Key Features Delivered

Multi-Format SOP Ingestion

The ingestion pipeline validates uploads, parses supported document types, extracts section structure, chunks the content, embeds it, stores dense vectors in ChromaDB, and writes lexical chunks into SQLite FTS5.

Hybrid Evidence Retrieval

Each step gets evidence from dense and lexical retrieval. Reciprocal Rank Fusion merges candidates, near-duplicate chunks are removed, and the final evidence pack is diversified across source files.

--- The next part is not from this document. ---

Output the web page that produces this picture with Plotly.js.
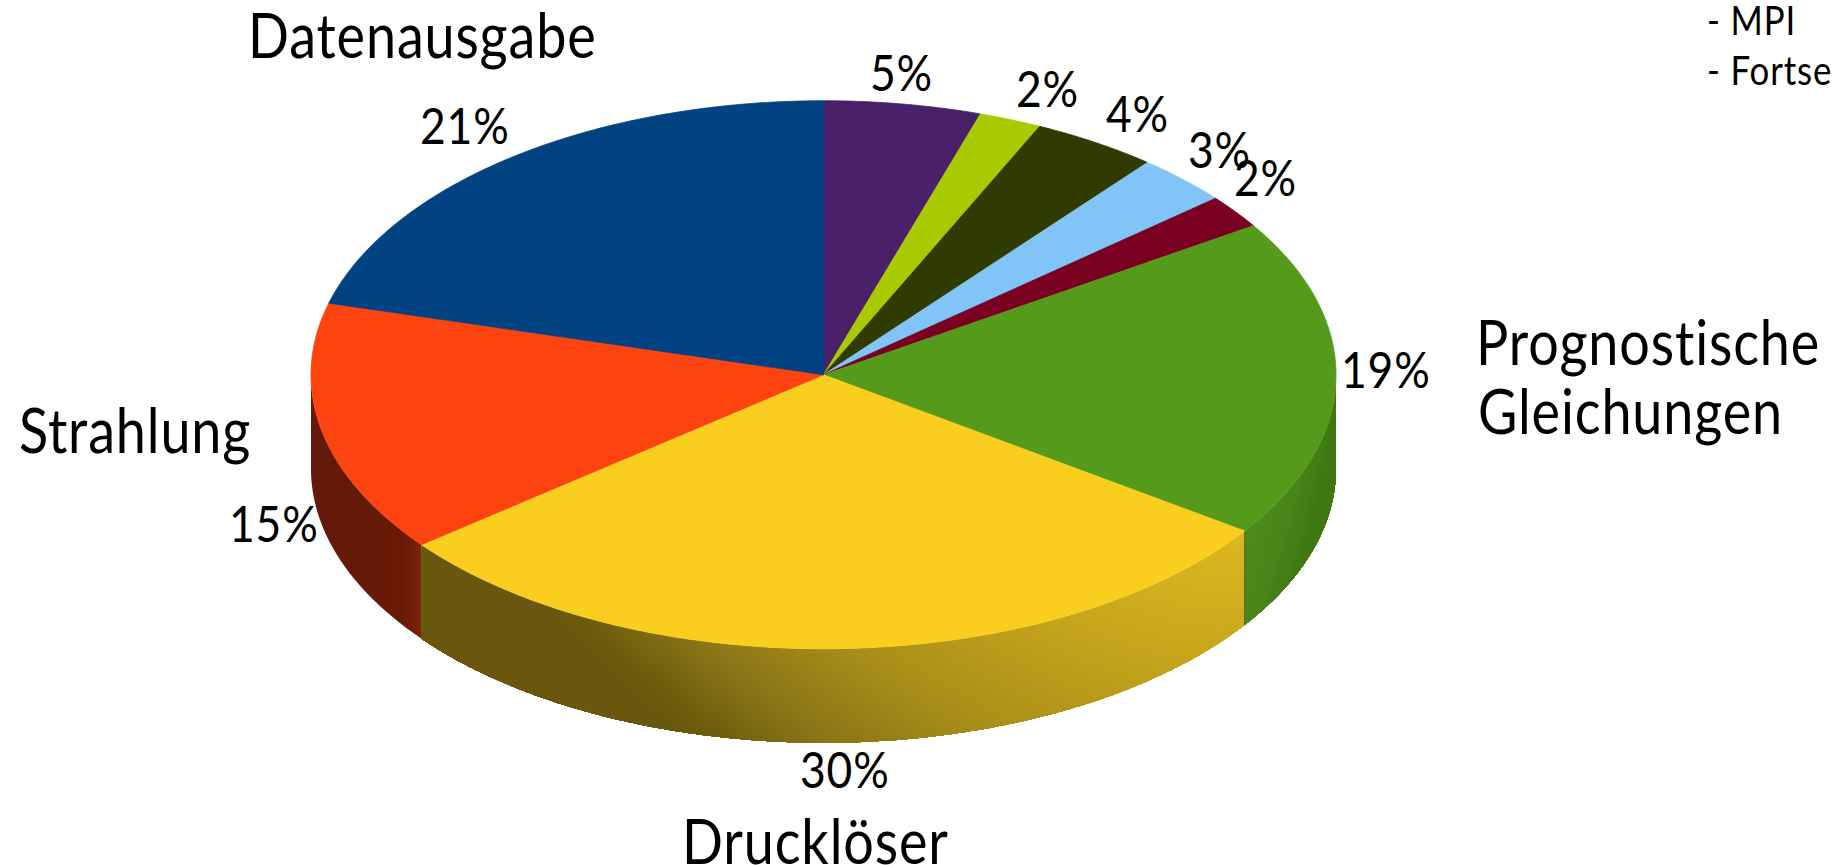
<!DOCTYPE html>
<html>
<head>
<meta charset="utf-8">
<script src="https://cdn.plot.ly/plotly-3.0.1.min.js"></script>
<style>
html,body{margin:0;padding:0;background:#fff;overflow:hidden}
/* Condensed setting for every label */
.annotation-text{
  letter-spacing:1px;
  font-variant-ligatures:none;
  transform-box:fill-box;
  transform-origin:center;
  transform:scaleX(0.87);
}
</style>
</head>
<body>
<div id="chart" style="width:1833px;height:865px"></div>
<script>
// Share of runtime per model component, clockwise from twelve o'clock
const shares = [5, 2, 4, 3, 2, 19, 30, 15, 21];
const sliceColors = ['#4a2068', '#a9c900', '#2f3b00', '#80c4f8', '#7a0022', '#569a1b', '#f9ce1e', '#fc4310', '#014282'];
const shareLabelX = [901, 1047, 1137, 1219, 1265, 1386, 845, 274, 465];
const shareLabelY = [71, 87, 112, 148, 176, 368, 768, 522, 124];

const headings = ['Datenausgabe', 'Prognostische', 'Gleichungen', 'Strahlung', 'Drucklöser'];
const headingX = [422, 1648, 1630, 135, 815];
const headingY = [34, 341, 410, 429, 840];
const notes = ['- MPI', '- Fortse'];
const noteX = [1751, 1769];
const noteY = [20, 70];

// Tilted disc geometry, in page units
const cx = 823.5, cy = 374.75, rx = 512.5, ry = 274, depth = 94;

const FONT = 'Lato, "Noto Sans", sans-serif';

function rim(deg, drop) {
  const t = deg * Math.PI / 180;
  return [cx + rx * Math.sin(t), cy - ry * Math.cos(t) + drop];
}
function arc(from, to, drop) {
  const pts = [], n = Math.max(2, Math.ceil(Math.abs(to - from) * 2));
  for (let i = 0; i <= n; i++) pts.push(rim(from + (to - from) * i / n, drop));
  return pts;
}

const total = shares.reduce((a, b) => a + b, 0);
const edges = [0];
shares.forEach(v => edges.push(edges[edges.length - 1] + v / total * 360));

// Wall lighting per visible slice. The ramp slides along x with depth,
// which tilts the light bands across the wall.
const wallShading = {
  5: {start: 1248, stop: 1340, slide: -40,
      ramp: [[0, '#4e8a1c'], [0.55, '#488419'], [1, '#3f7812']]},
  6: {start: 424, stop: 1248, slide: 130,
      ramp: [[0, '#68570c'], [0.14, '#68570c'], [0.2, '#6e5c0d'], [0.26, '#7b6811'], [0.33, '#8a7416'], [0.51, '#a68c18'], [0.77, '#c6a51c'], [1, '#dcb820']]},
  7: {start: 311, stop: 424, slide: 0,
      ramp: [[0, '#64180a'], [0.8, '#681a06'], [1, '#80240a']]}
};
const WALL_ROWS = 30;
const traces = [];

function polygon(pts, extra) {
  const base = {
    type: 'scatter', mode: 'lines', fill: 'toself',
    x: pts.map(p => p[0]), y: pts.map(p => p[1]),
    hoverinfo: 'skip', showlegend: false
  };
  const merged = Object.assign(base, extra);
  merged.line = Object.assign({width: 0, simplify: false}, extra.line);
  return merged;
}

// Side walls first, only the front half of the disc shows.
// Each row is painted from its own depth down to the base, so rows overlap without seams.
[7, 6, 5].forEach(i => {
  const from = Math.max(edges[i], 90), to = Math.min(edges[i + 1], 270);
  const shade = wallShading[i];
  const rows = shade.slide ? WALL_ROWS : 1;
  for (let r = 0; r < rows; r++) {
    const h = r / rows;
    const top = arc(from, to, depth * h), bottom = arc(to, from, depth);
    const outline = top.concat(bottom);
    outline.push(top[0]);
    const shift = shade.slide * (h + 0.5 / rows);
    traces.push(polygon(outline, {
      fillgradient: {
        type: 'horizontal',
        start: shade.start + shift, stop: shade.stop + shift,
        colorscale: shade.ramp
      }
    }));
  }
});

// Seam between the green and yellow walls
const seamTop = rim(edges[6], 0), seamBottom = rim(edges[6], depth);
traces.push({
  type: 'scatter', mode: 'lines',
  x: [seamTop[0], seamBottom[0]], y: [seamTop[1], seamBottom[1]],
  line: {color: '#5d6c10', width: 1}, hoverinfo: 'skip', showlegend: false
});

// Top face, outlined in its own colour to close the gaps between slices
shares.forEach((v, i) => {
  const pts = [[cx, cy]].concat(arc(edges[i], edges[i + 1], 0));
  pts.push([cx, cy]);
  traces.push(polygon(pts, {fillcolor: sliceColors[i], line: {width: 0.8, color: sliceColors[i]}}));
});

const annotations = [];
function addText(text, x, y, size) {
  annotations.push({
    text, x, y, xref: 'x', yref: 'y', showarrow: false,
    xanchor: 'center', yanchor: 'middle', align: 'center',
    font: {family: FONT, size, color: '#000', weight: 400}
  });
}
shares.forEach((v, i) => addText(v + '%', shareLabelX[i], shareLabelY[i], 51));
headings.forEach((h, i) => addText(h, headingX[i], headingY[i], 62));
notes.forEach((n, i) => addText(n, noteX[i], noteY[i], 40));

Plotly.newPlot('chart', traces, {
  width: 1833, height: 865,
  margin: {l: 0, r: 0, t: 0, b: 0},
  paper_bgcolor: '#fff', plot_bgcolor: '#fff',
  showlegend: false,
  xaxis: {range: [0, 1833], visible: false, fixedrange: true},
  yaxis: {range: [865, 0], visible: false, fixedrange: true},
  annotations
}, {displayModeBar: false, staticPlot: true});
</script>
</body>
</html>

Human-on-the-Loop Execution

The agent graph pauses before approval-sensitive actions. The operator can approve, override, skip, abort, or request a replan, and those interventions are reflected in the execution trace.

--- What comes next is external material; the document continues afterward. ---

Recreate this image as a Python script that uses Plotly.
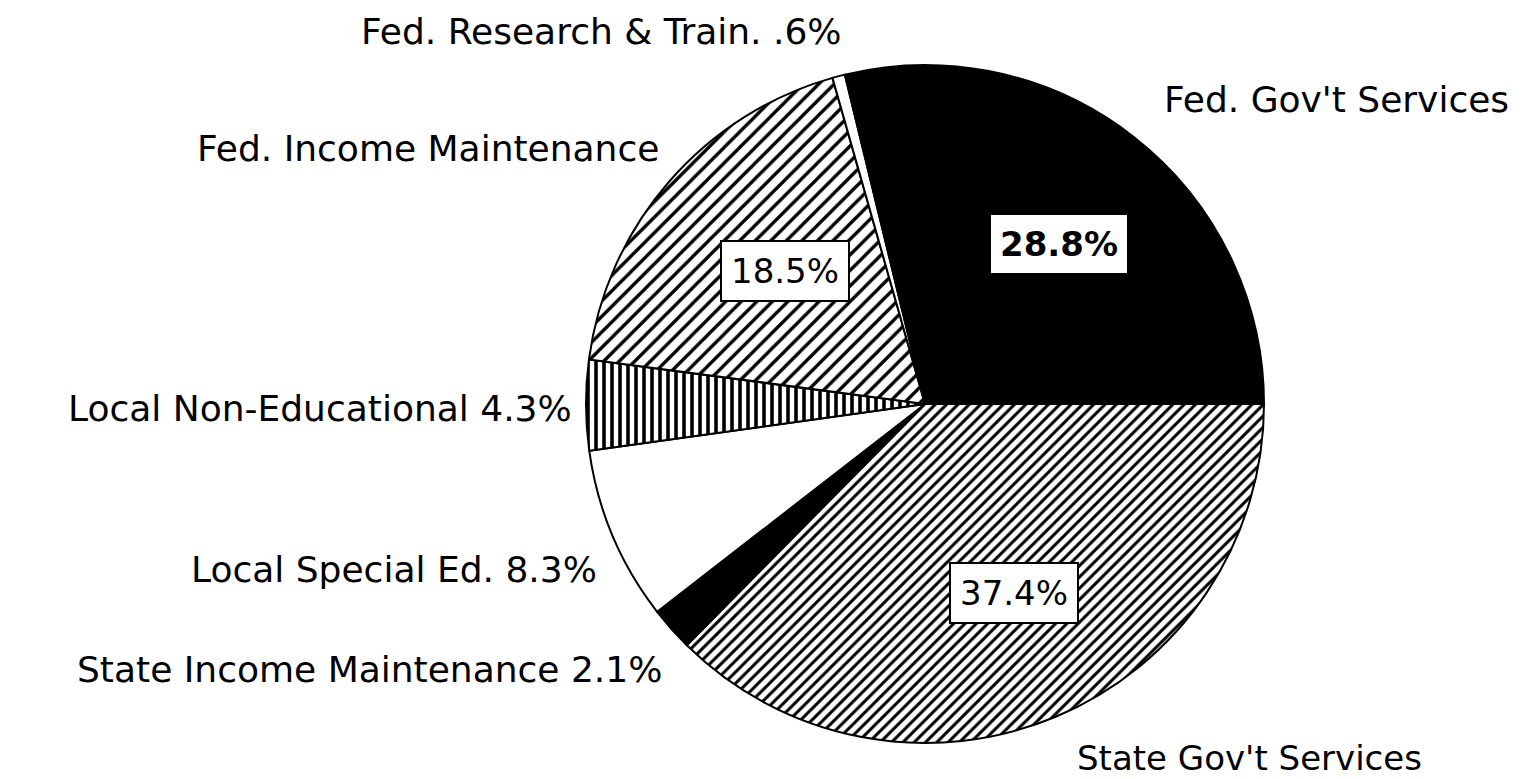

Traceable Reports and MCP Integration

Completed runs produce Markdown reports with evidence citations and intervention history. The MCP server exposes the same core operations to external AI tools and IDE agents.

Results & Impact

Implemented an 8-node SOP execution graph with independent verification and approval-gated control flow
Shipped a complete FastAPI + Streamlit workflow covering upload, execution, monitoring, approval, and reporting
Added hybrid RAG over ChromaDB and SQLite FTS5, with RRF fusion and evidence-pack construction
Exposed 4 MCP tools for agentic integration
Documented a test suite of 55 tests across unit and integration coverage areas

Challenges & Lessons Learned

Human governance matters: SOP execution can include high-stakes actions, so the system must pause at policy-sensitive points instead of pretending autonomy is always appropriate
Evidence quality: retrieval needs both semantic and lexical signals because procedural language often contains exact names, thresholds, or compliance terms
State management: resumable workflow execution requires a clear session model, event timeline, and graph state schema
Provider portability: keeping LLM and embedding providers environment-driven made the app easier to run with cloud APIs or local Ollama

How AI/Agents Were Used

The application itself is an agentic workflow: planner, evidence router, executor, verifier, approval gate, replanner, and reporter cooperate through a LangGraph state machine. I also used AI-assisted development to iterate on architecture, API schemas, tests, and documentation, while keeping the final behavior constrained by explicit policy, retrieval evidence, and human approval.